Urbanavičienė, J. (tran.) (2026) “ACCENTUATION PECULIARITIES OF PERIPHERAL SUBDIALECTS OF EAST HIGHLANDERS OF THE VILNIUS DIALECT”, Baltistica, 41(2), pp. 219–231. doi:10.15388/Baltistica.41.2.974.

Abstract

The paper sets out to overview the accentuation features of the Svirkos subdialect (Adutiškis parish, district of Švenčionys) located in the area of frequent Lithuanian-Slavic contacts. The features include the relics of oxytone and barytone accentuation, columnal accentuation, the double-peaked and secondary stress types.

The accentuation system of the Svirkos subdialect has been found to be rather close to other peripheral subdialects of the Vilnius dialect (Gervėčiai, Dieveniškės etc.).
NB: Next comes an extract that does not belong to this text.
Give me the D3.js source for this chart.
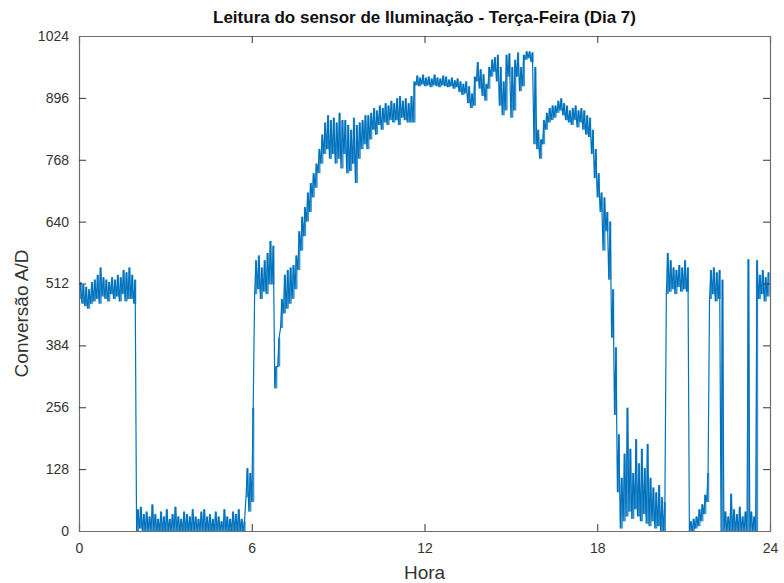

The parameters that help identify the closeness of the subdialects are as follows: 1) well-preserved barytone and oxytone accentuation patterns; 2) the impact of Slavic languages on prosody (violations of the Saussure-Fortunatov law, the stress placement is not related to the tone of the word, columnal accentuation). The author suggests that the double-peaked stress and the secondary phonological stress in northern dialects are stronger (in the area of the Utena dialect), whereas in southern dialects (southern highlanders) weaker than in peripheral subdialects of the Vilnius dialect. Secondary non-phonological stresses, though optional, perform important functions: contribute to the rhythmic arrangement of the phrase (rhythmic stress), make up for the loss of ending or help preserve the full ending (morphemic stress). The accentuation systems of Vilnius dialect idioms are less different than their vocalisms.